The bigger roles, however, go to fictional characters, members of different generations of several families, sometimes separated by centuries. The story begins in 1875, four years after the “terrible year” of war and Commune. First to appear is the financially strapped aristocratic family named de Cygne, who instill in young Roland de Cygne their traditional values of military honor, devotion to the monarchy and Church, and an unshakable sense of superiority. Next we meet a well-to-do businessman, Jules Blanchard, scion of merchant forbears and a physician grandfather enriched by serving Napoleon’s inner circle. Another bourgeois family, named Renard, also descends from a line of merchants going back centuries, but this family became Protestant in the sixteenth century, and part of it migrated to England in the next century, after the revocation of the Edict of Nantes.
One segment of the lower class is represented by the Le Sourds, for centuries a family of cutthroats and rebels of one kind or another. In 1875 the widow of a Le Sourd bitterly tells her son how his father, a printer by trade and an ardent Communard, was shot and killed at the wall of the Fédérés in Père Lachaise by troops commanded by the Vicomte de Cygne, father of Roland. She also impresses upon her son that the Paris Commune was a just and courageous effort to fulfill the hopes of the French Revolution.
Another working-class family, the Gascons, gets by without regularly engaging in crime or ever in politics. When we first meet Thomas Gascon, in 1883 (Chapter II), he is a skilled ironworker helping to construct the scaffolding of the Statue of Liberty. Several years later, he is working on the construction of the Eiffel Tower. Thomas and his brother Luc are sons of an easygoing laborer, at times a water-carrier, sometimes unemployed. Luc works as a waiter in the Moulin de la Galette, but also performs shady services on the side, dealing in drugs and women for hire.
Finally, there’s a Jewish family named Jacob, whose thirteenth-century ancestors were a physician and a moneylender. In the late nineteenth century the men of the family earn their living as antique and art dealers. For almost all the other characters, the Jews are not really French or trustworthy.
From chapter to chapter or even within a single chapter, the story often jumps from one of these families to another. For many readers and historians in particular, the disjointed structure of the novel will probably be disconcerting. The narrative shifts abruptly not only from family to family, but also from the nineteenth and twentieth centuries to many centuries earlier–and then abruptly back to the modern era.
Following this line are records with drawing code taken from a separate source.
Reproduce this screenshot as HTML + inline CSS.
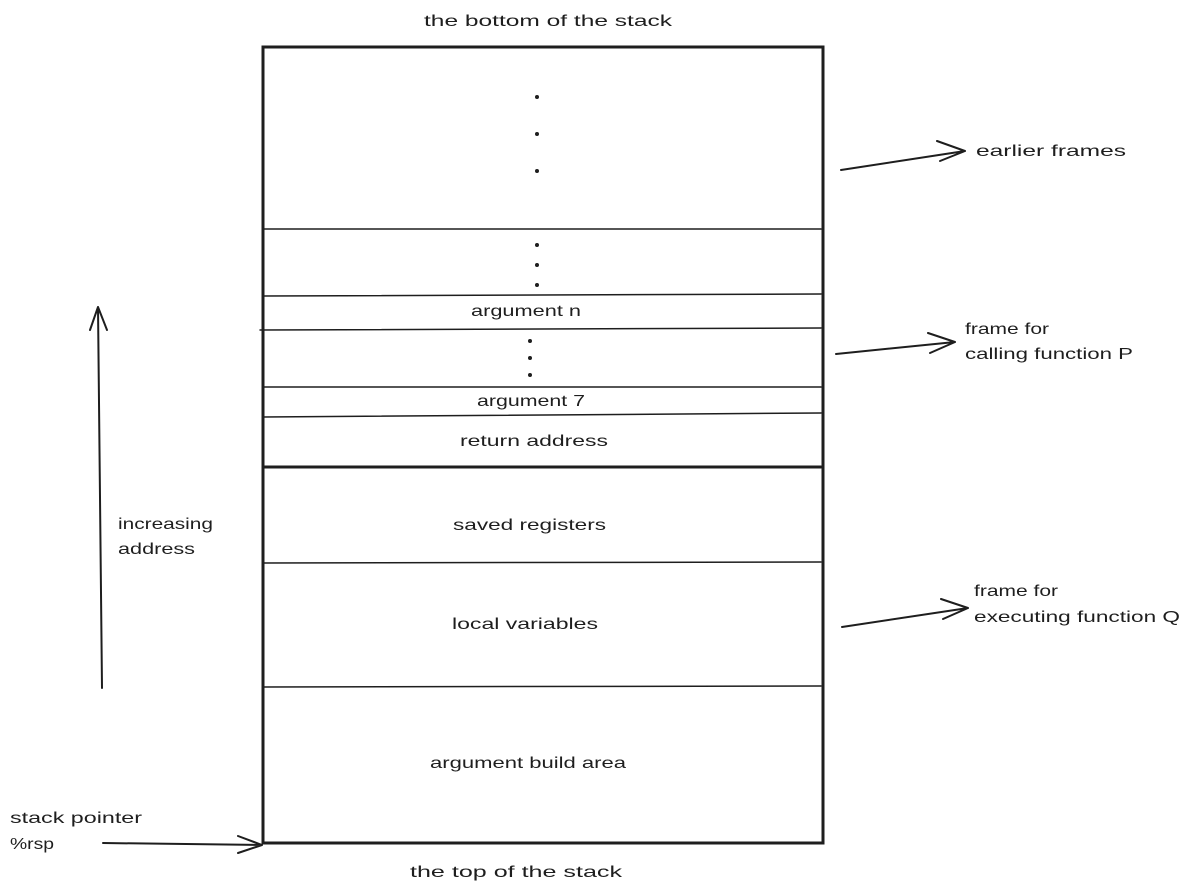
<!DOCTYPE html>
<html><head><meta charset="utf-8"><style>
html,body{margin:0;padding:0;background:#fff;}
svg{display:block;}
text{font-family:"Liberation Sans",sans-serif;font-size:16px;fill:#1e1e1e;}
</style></head><body>
<svg width="1187" height="893" viewBox="0 0 1187 893" xmlns="http://www.w3.org/2000/svg">
<g stroke="#1e1e1e" fill="none" stroke-linecap="round">
<rect x="263" y="47" width="560" height="796" stroke-width="3"/>
<line x1="263" y1="229" x2="821" y2="229" stroke-width="1.5"/>
<line x1="263" y1="296" x2="821" y2="294" stroke-width="1.5"/>
<line x1="260" y1="330" x2="821" y2="328" stroke-width="1.5"/>
<line x1="263" y1="387" x2="821" y2="387" stroke-width="1.5"/>
<line x1="263" y1="417" x2="821" y2="413" stroke-width="1.5"/>
<line x1="263" y1="467" x2="821" y2="467" stroke-width="3"/>
<line x1="263" y1="563" x2="821" y2="562" stroke-width="1.5"/>
<line x1="263" y1="687" x2="821" y2="686" stroke-width="1.5"/>
<path d="M841 170 L965 151 M965 151 L937 141 M965 151 L940 161" stroke-width="2"/>
<path d="M836 354 L955 342 M955 342 L928 333 M955 342 L930 353" stroke-width="2"/>
<path d="M842 627 L968 608 M968 608 L941 599 M968 608 L943 619" stroke-width="2"/>
<path d="M102 688 L98 307 M98 307 L90 330 M98 307 L107 330" stroke-width="2"/>
<path d="M103 843 L262 845 M262 845 L238 836 M262 845 L238 853" stroke-width="2"/>
</g>
<g fill="#1e1e1e">
<circle cx="537" cy="97" r="2"/><circle cx="537" cy="134" r="2"/><circle cx="537" cy="171" r="2"/>
<circle cx="537" cy="245" r="2"/><circle cx="537" cy="265" r="2"/><circle cx="537" cy="285" r="2"/>
<circle cx="530" cy="341" r="2"/><circle cx="530" cy="358" r="2"/><circle cx="530" cy="375" r="2"/>
</g>
<text x="424" y="26" textLength="248" lengthAdjust="spacingAndGlyphs">the bottom of the stack</text>
<text x="410" y="877" textLength="212" lengthAdjust="spacingAndGlyphs">the top of the stack</text>
<text x="976" y="156" textLength="150" lengthAdjust="spacingAndGlyphs">earlier frames</text>
<text x="965" y="334" textLength="84" lengthAdjust="spacingAndGlyphs">frame for</text>
<text x="965" y="359" textLength="168" lengthAdjust="spacingAndGlyphs">calling function P</text>
<text x="974" y="596" textLength="84" lengthAdjust="spacingAndGlyphs">frame for</text>
<text x="974" y="622" textLength="206" lengthAdjust="spacingAndGlyphs">executing function Q</text>
<text x="118" y="529" textLength="95" lengthAdjust="spacingAndGlyphs">increasing</text>
<text x="118" y="554" textLength="77" lengthAdjust="spacingAndGlyphs">address</text>
<text x="10" y="823" textLength="132" lengthAdjust="spacingAndGlyphs">stack pointer</text>
<text x="10" y="849" textLength="44" lengthAdjust="spacingAndGlyphs">%rsp</text>
<text x="471" y="316" textLength="110" lengthAdjust="spacingAndGlyphs">argument n</text>
<text x="477" y="406" textLength="108" lengthAdjust="spacingAndGlyphs">argument 7</text>
<text x="460" y="446" textLength="148" lengthAdjust="spacingAndGlyphs">return address</text>
<text x="453" y="530" textLength="153" lengthAdjust="spacingAndGlyphs">saved registers</text>
<text x="452" y="629" textLength="146" lengthAdjust="spacingAndGlyphs">local variables</text>
<text x="430" y="768" textLength="196" lengthAdjust="spacingAndGlyphs">argument build area</text>
</svg>
</body></html>
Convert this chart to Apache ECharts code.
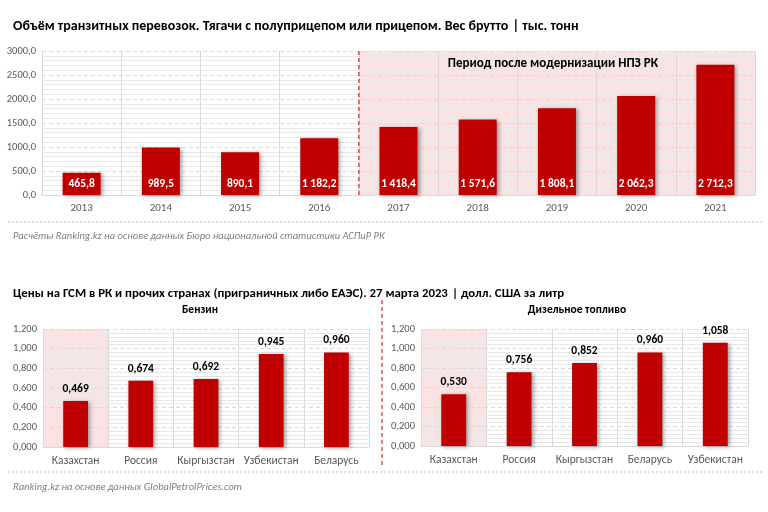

These chronological leaps allow the storyteller to show how nineteenth-century characters and their late-medieval ancestors shared family traits or parallel experiences. In some cases an episode is about a personal crisis, such as a Le Sourd threatening the life of a de Cygne. In the case of the Jewish family, the scattered episodes relate similar dark times– persecution of Jews in the thirteenth century, hatreds erupting around Alfred Dreyfus, and police roundups under the German Occupation. Many of the characters, however, are not given enough in-depth development to be recognizable hundreds of pages later when Ruthrfurd moves to a relative in more recent times.
Is it a “page turner”? At over 800 pages, it had better be a good easy read… or most readers would probably quit somewhere along the way. It does read quickly. Many sentences are short. The characters are not complex. The story is told in clear-cut episodes. Good characters face challenges and crises. Suspense builds in each episode. There is plenty of dramatic action.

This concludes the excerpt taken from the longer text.